Commentator's appearance notwithstanding, Suffolk did not set out to score publicity points with the policy.
"We didn't institute this with the hope of recruiting horses," Tuttle said. "This started out as a retirement policy, and it morphed organically. It was an unintended benefit that it appears this policy struck Mr. Farmer and Mr. Zito as worthy of their support."
Well the individual who misrepresented his intentions with these horses is the same person being lauded in another thread on this forum. Having dealt with him personally he is a very slick lying bastard, so I have no problem seeing how he could mislead someone.
How the horses went from supposedly being donated to a Boy Scout ranch or to the CANTER program and ending up in the kill pen destined for slaughter is where the story gets a bit fuzzy.
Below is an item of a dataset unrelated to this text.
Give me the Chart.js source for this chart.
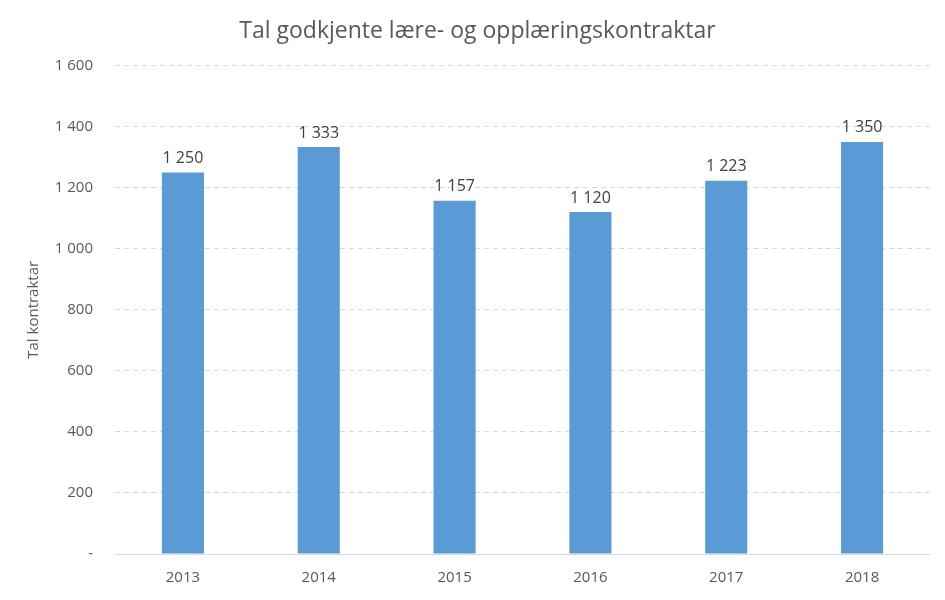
<!DOCTYPE html>
<html>
<head>
<meta charset="utf-8">
<script src="https://cdn.jsdelivr.net/npm/chart.js@4"></script>
<style>
    body { margin: 0; background: white; }
    #wrap { width: 945px; height: 600px; }
</style>
</head>
<body>
<div id="wrap"><canvas id="chart" width="945" height="600"></canvas></div>
<script>
const years = ['2013', '2014', '2015', '2016', '2017', '2018'];
const contracts = [1250, 1333, 1157, 1120, 1223, 1350];
const yTicks = [0, 200, 400, 600, 800, 1000, 1200, 1400, 1600];

const textColor = '#595959';
const fontFamily = '"Open Sans", "Liberation Sans", sans-serif';

function fmt(v) {
    if (v === 0) return '-';
    return String(v).replace(/\B(?=(\d{3})+(?!\d))/g, ' ');
}

// labels over the bars
const valueLabels = {
    id: 'valueLabels',
    afterDatasetsDraw(chart) {
        const ctx = chart.ctx;
        const meta = chart.getDatasetMeta(0);
        ctx.save();
        ctx.font = '16px ' + fontFamily;
        ctx.fillStyle = '#404040';
        ctx.textAlign = 'center';
        ctx.textBaseline = 'bottom';
        meta.data.forEach((bar, i) => {
            ctx.fillText(fmt(contracts[i]), bar.x, bar.y - 6);
        });
        ctx.restore();
    }
};

new Chart(document.getElementById('chart'), {
    type: 'bar',
    data: {
        labels: years,
        datasets: [{
            data: contracts,
            backgroundColor: '#5b9bd5',
            borderWidth: 0,
            categoryPercentage: 1,
            barPercentage: 0.31
        }]
    },
    options: {
        responsive: false,
        animation: false,
        layout: { padding: { left: 25, right: 15, top: 0, bottom: 0 } },
        plugins: {
            legend: { display: false },
            tooltip: { enabled: false },
            title: {
                display: true,
                text: 'Tal godkjente lære- og opplæringskontraktar',
                color: textColor,
                font: { family: fontFamily, size: 23, weight: 'normal' },
                padding: { top: 18, bottom: 20 }
            }
        },
        scales: {
            x: {
                grid: { display: false, drawTicks: false },
                border: { display: true, color: '#d9d9d9', width: 1 },
                ticks: { color: textColor, font: { family: fontFamily, size: 15 }, padding: 15 },
                afterFit(scale) { scale.height = 46; }
            },
            y: {
                min: 0,
                max: 1600,
                afterBuildTicks(scale) { scale.ticks = yTicks.map(v => ({ value: v })); },
                grid: { color: '#d9d9d9', drawTicks: false },
                border: { display: false, dash: [5, 4] },
                ticks: {
                    color: textColor,
                    font: { family: fontFamily, size: 15 },
                    padding: 22,
                    callback: v => fmt(v)
                },
                title: {
                    display: true,
                    text: 'Tal kontraktar',
                    color: textColor,
                    font: { family: fontFamily, size: 15 },
                    padding: { top: 0, bottom: 0 }
                },
                afterFit(scale) { scale.width = 90; }
            }
        }
    },
    plugins: [valueLabels]
});
</script>
</body>
</html>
Pompell and Michelson told the Paulick Report they donated the horses at no cost to a horse trader named Dave Costa, who owns Chipaway Stables in Acushnet, Mass. Costa, however, said he paid Michelson for the horses and intended to send them to his farm in Florida, where he hoped to sell them as polo horses in the toney Wellington area of Palm Beach County.
Costa said he sent the horses to New Holland to “overnight” before someone he hired would drive them to Florida. Costa changed his mind when he got a call from the van driver who said someone was willing to pay $1,500 for the five horses. The new owner then sold them by the pound to the auction company and put them in the kill pen, the area designated for horses not being auctioned off but sent directly to the Canadian slaughterhouse.
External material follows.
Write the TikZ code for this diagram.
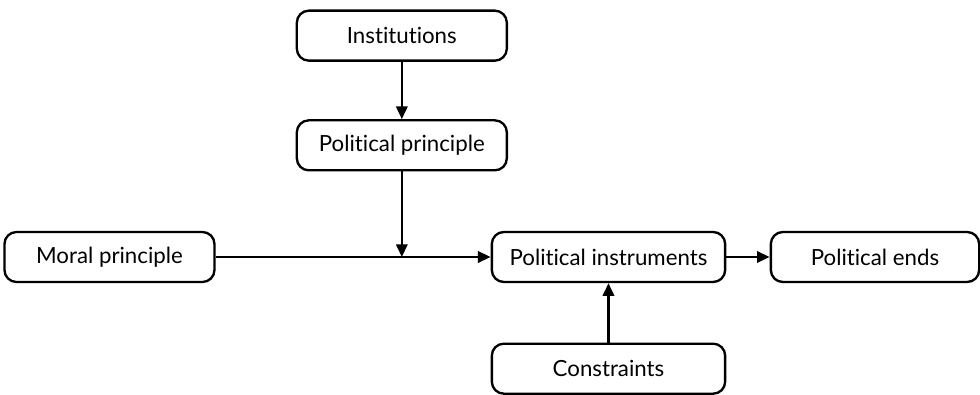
\documentclass[tikz,border=0pt]{standalone}
\usepackage{fontspec}
\setmainfont{Lato}[Ligatures=NoCommon]
\usetikzlibrary{arrows.meta, positioning}
\tikzset{
  box/.style={draw, rounded corners=0.36cm, line width=2pt, align=center, minimum height=1.5cm,
    font=\fontsize{19}{22}\selectfont},
  pfeil/.style={-{Triangle[length=0.38cm, width=0.34cm]}, line width=2pt},
}
\begin{document}
\begin{tikzpicture}
    \useasboundingbox (-18.255,-4.11) rectangle (11.145,7.71);
    \node[box, minimum width=7cm] (PI) at (0,0) {Political instruments};
    \node[box, minimum width=6.3cm, left=8.25cm of PI] (M) {Moral principle};
    \node[box, minimum width=6.25cm, right=1.3cm of PI] (E) {Political ends};
    \node[box, minimum width=7cm, below=1.78cm of PI] (C) {Constraints};
    \node[box, minimum width=6.3cm, above=1.78cm of PI, xshift=-6.2cm] (P) {Political principle};
    \node[box, minimum width=6.3cm, above=1.72cm of P] (I) {Institutions};
    \coordinate (J) at (P |- M);

    \draw[pfeil] (I) -- (P);
    \draw[pfeil] (P) -- (J);
    \draw[pfeil] (M) -- (PI);
    \draw[pfeil] (PI) -- (E);
    \draw[pfeil] (C) -- (PI);
  \end{tikzpicture}
\end{document}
That’s where they were when Elliott of Suffolk Downs rescued them.
A classic line:
Costa claimed that he had never heard the term “kill pen” before. “All this is a bunch of b.s.,” he said. “What’s a kill pen? I’ve seen pigs in that pen, cattle, saddle horses. It was the only pen available, and the guys receiving cattle said to put them in that pen. The horses may have even been marked to keep them out of the sale.”
No matter how the horses wound up in the kill pen, hours away from the final ride of their lives, one thing seems certain: Suffolk Downs is serious about enforcing the anti-slaughter rules adopted under the leadership of Richard Fields, who bought controlling interest in the track last year.
Ok so call me a dope, but I don't know how to link articles, could someone please link the article here from the thorougbred times, so I can then bash those two pieces of **** they knew exactly what they were doing and are SO stupid they didn't think they could get caught. I could go on and on about what pieces of crap they are. And what's up with Costa, he's a horse dealer!! OF COURSE HE KNOWS WHAT A KILL PEN IS!! Man, he really sounds stupid!!! Luckily Lorita got wind of this (after they left the track, but I bet before they even made it Chipaway.) and started the ball rolling to find them. Lorita needs a medal!!!!
Lorita has been a lifesaver to so many horses - she had called me about Wayne Sargent's 3, and by the time I got to Suffolk to check them out they were already MIA and she had alerted Sam to the problem. Every single person who was just banned was irresponsible, and absolutely knew better.